# Stored data:
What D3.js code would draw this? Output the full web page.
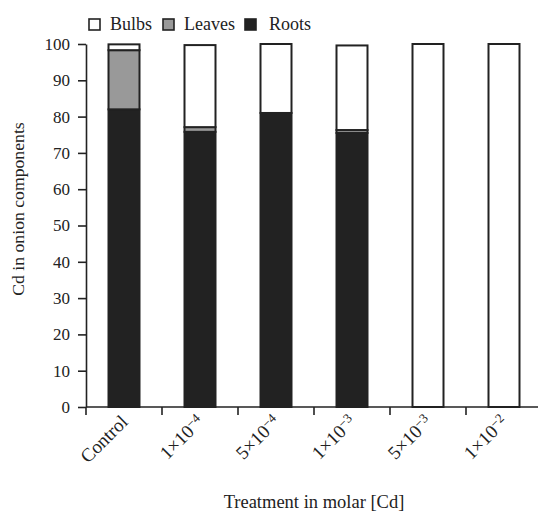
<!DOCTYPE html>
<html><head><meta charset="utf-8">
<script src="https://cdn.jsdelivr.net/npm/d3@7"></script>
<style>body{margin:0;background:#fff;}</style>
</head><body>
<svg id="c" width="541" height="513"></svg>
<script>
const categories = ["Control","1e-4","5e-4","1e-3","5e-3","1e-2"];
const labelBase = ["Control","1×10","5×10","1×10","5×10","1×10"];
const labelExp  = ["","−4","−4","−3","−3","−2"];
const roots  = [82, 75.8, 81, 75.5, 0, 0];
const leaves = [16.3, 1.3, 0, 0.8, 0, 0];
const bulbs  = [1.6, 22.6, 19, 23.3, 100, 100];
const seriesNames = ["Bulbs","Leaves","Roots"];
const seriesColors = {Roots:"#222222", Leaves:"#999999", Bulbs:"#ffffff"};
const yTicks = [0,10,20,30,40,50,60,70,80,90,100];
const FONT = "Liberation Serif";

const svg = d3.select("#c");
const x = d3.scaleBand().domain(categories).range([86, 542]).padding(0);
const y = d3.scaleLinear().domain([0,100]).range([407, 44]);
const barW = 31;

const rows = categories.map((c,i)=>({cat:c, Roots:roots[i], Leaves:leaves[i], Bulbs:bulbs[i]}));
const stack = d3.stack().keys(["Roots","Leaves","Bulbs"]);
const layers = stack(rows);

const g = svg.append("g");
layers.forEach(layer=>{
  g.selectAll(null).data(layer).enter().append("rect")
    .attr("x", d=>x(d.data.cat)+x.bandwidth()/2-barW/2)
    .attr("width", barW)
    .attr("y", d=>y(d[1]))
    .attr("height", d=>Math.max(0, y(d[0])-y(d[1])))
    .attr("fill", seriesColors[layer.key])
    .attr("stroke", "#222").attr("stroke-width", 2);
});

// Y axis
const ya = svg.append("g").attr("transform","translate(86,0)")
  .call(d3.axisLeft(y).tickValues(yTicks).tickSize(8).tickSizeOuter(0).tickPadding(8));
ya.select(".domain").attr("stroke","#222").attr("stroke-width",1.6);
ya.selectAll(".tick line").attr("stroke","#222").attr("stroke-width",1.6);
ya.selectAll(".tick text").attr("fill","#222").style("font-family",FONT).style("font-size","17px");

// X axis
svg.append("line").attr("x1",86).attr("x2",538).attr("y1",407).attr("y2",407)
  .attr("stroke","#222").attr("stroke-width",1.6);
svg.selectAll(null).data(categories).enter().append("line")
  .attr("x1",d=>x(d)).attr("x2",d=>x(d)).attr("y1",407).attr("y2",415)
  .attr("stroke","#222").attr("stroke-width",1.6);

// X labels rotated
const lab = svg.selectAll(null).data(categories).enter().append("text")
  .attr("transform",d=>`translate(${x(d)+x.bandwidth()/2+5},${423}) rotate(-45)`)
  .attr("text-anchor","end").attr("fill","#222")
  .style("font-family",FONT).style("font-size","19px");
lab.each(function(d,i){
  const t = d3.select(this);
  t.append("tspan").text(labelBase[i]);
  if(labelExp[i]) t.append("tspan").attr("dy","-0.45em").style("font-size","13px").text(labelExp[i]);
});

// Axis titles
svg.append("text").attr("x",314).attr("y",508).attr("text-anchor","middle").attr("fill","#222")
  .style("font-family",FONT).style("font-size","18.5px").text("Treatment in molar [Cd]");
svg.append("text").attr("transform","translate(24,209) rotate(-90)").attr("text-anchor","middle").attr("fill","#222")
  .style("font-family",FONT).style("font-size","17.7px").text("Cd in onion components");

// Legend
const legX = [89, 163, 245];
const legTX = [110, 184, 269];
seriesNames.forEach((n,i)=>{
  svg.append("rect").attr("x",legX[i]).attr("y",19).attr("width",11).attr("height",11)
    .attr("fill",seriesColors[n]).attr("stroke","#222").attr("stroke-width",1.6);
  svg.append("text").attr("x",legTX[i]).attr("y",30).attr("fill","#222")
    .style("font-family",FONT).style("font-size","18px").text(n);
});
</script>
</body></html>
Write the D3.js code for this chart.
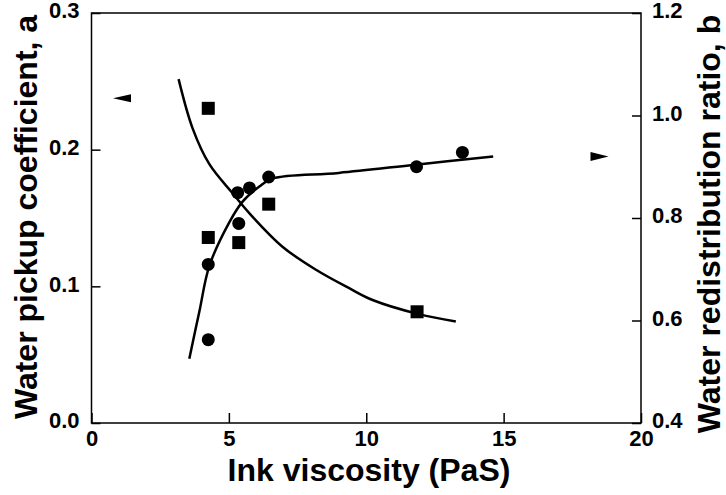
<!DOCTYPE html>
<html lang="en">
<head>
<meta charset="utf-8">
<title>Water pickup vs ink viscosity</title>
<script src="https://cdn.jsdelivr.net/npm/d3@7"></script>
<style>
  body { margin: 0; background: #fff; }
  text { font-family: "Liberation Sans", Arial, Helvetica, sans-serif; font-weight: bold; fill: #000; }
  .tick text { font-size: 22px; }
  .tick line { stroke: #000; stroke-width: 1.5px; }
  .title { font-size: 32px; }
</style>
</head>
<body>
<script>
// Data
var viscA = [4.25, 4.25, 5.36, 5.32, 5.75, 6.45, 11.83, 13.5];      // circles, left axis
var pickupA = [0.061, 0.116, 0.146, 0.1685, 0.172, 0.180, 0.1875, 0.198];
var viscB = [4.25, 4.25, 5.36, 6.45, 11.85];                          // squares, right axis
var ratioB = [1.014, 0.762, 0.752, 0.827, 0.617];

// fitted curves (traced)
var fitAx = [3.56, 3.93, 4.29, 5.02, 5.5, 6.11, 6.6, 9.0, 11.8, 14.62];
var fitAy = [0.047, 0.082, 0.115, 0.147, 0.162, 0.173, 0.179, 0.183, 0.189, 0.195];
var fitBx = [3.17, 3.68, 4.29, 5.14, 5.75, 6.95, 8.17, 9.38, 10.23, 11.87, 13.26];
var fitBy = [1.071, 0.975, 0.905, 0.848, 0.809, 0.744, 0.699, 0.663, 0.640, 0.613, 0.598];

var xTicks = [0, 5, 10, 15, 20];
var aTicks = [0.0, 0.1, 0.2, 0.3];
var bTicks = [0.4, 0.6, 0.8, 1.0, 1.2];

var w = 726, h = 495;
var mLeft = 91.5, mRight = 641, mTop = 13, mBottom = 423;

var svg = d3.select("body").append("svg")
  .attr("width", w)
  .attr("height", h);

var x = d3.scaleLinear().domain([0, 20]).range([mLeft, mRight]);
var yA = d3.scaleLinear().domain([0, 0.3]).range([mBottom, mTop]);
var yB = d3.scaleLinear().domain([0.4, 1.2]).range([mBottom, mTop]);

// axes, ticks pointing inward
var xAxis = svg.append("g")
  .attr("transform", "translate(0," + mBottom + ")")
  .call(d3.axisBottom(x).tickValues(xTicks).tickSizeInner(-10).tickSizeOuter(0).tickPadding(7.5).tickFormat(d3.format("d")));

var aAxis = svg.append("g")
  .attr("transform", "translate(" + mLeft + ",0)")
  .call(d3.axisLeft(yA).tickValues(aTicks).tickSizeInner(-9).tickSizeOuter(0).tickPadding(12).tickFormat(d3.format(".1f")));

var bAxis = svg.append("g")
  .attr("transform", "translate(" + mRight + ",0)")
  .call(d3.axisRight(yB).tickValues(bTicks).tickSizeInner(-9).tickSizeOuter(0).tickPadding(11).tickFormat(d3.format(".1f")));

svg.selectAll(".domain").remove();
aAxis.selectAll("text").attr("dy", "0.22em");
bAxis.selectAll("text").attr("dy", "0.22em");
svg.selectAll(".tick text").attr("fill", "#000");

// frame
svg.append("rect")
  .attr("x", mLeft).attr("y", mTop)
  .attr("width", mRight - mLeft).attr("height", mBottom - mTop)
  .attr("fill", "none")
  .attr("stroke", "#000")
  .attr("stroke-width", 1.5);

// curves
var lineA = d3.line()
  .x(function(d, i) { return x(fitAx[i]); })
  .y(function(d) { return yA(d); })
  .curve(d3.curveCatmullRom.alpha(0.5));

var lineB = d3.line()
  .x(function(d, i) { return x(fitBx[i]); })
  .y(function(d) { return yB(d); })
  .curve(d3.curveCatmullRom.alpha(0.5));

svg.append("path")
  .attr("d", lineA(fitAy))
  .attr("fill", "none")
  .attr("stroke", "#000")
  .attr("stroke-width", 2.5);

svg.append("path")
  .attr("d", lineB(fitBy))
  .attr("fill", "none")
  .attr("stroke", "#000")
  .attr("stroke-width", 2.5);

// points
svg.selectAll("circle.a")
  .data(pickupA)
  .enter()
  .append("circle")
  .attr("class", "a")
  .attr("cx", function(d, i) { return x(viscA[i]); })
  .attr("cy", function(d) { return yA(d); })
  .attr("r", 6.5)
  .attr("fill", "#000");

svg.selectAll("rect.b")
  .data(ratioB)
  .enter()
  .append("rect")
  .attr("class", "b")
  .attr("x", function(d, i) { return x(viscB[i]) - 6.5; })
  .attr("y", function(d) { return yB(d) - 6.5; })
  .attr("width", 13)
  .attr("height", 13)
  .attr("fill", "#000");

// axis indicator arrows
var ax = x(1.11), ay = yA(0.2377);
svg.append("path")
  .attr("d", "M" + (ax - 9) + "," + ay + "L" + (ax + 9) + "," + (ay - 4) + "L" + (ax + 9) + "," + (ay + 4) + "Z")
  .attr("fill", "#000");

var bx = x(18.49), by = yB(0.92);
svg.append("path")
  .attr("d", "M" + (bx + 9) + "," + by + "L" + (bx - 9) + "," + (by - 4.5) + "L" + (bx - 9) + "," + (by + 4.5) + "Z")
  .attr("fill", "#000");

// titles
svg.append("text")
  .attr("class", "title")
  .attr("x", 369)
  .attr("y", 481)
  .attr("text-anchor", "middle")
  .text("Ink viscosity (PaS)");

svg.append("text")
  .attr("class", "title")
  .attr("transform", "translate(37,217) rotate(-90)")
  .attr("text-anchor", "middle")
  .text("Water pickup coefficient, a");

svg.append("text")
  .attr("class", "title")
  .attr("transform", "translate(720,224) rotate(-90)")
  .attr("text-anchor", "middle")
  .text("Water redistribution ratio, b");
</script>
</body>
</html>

# EXERCISE DIRECTIONS:
Print the data above verbatim from the first line through the line holding "const barW = 31;", leaving every picture out.

# ANSWER TO THIS EXERCISE:
What D3.js code would draw this? Output the full web page.
<!DOCTYPE html>
<html><head><meta charset="utf-8">
<script src="https://cdn.jsdelivr.net/npm/d3@7"></script>
<style>body{margin:0;background:#fff;}</style>
</head><body>
<svg id="c" width="541" height="513"></svg>
<script>
const categories = ["Control","1e-4","5e-4","1e-3","5e-3","1e-2"];
const labelBase = ["Control","1×10","5×10","1×10","5×10","1×10"];
const labelExp  = ["","−4","−4","−3","−3","−2"];
const roots  = [82, 75.8, 81, 75.5, 0, 0];
const leaves = [16.3, 1.3, 0, 0.8, 0, 0];
const bulbs  = [1.6, 22.6, 19, 23.3, 100, 100];
const seriesNames = ["Bulbs","Leaves","Roots"];
const seriesColors = {Roots:"#222222", Leaves:"#999999", Bulbs:"#ffffff"};
const yTicks = [0,10,20,30,40,50,60,70,80,90,100];
const FONT = "Liberation Serif";

const svg = d3.select("#c");
const x = d3.scaleBand().domain(categories).range([86, 542]).padding(0);
const y = d3.scaleLinear().domain([0,100]).range([407, 44]);
const barW = 31;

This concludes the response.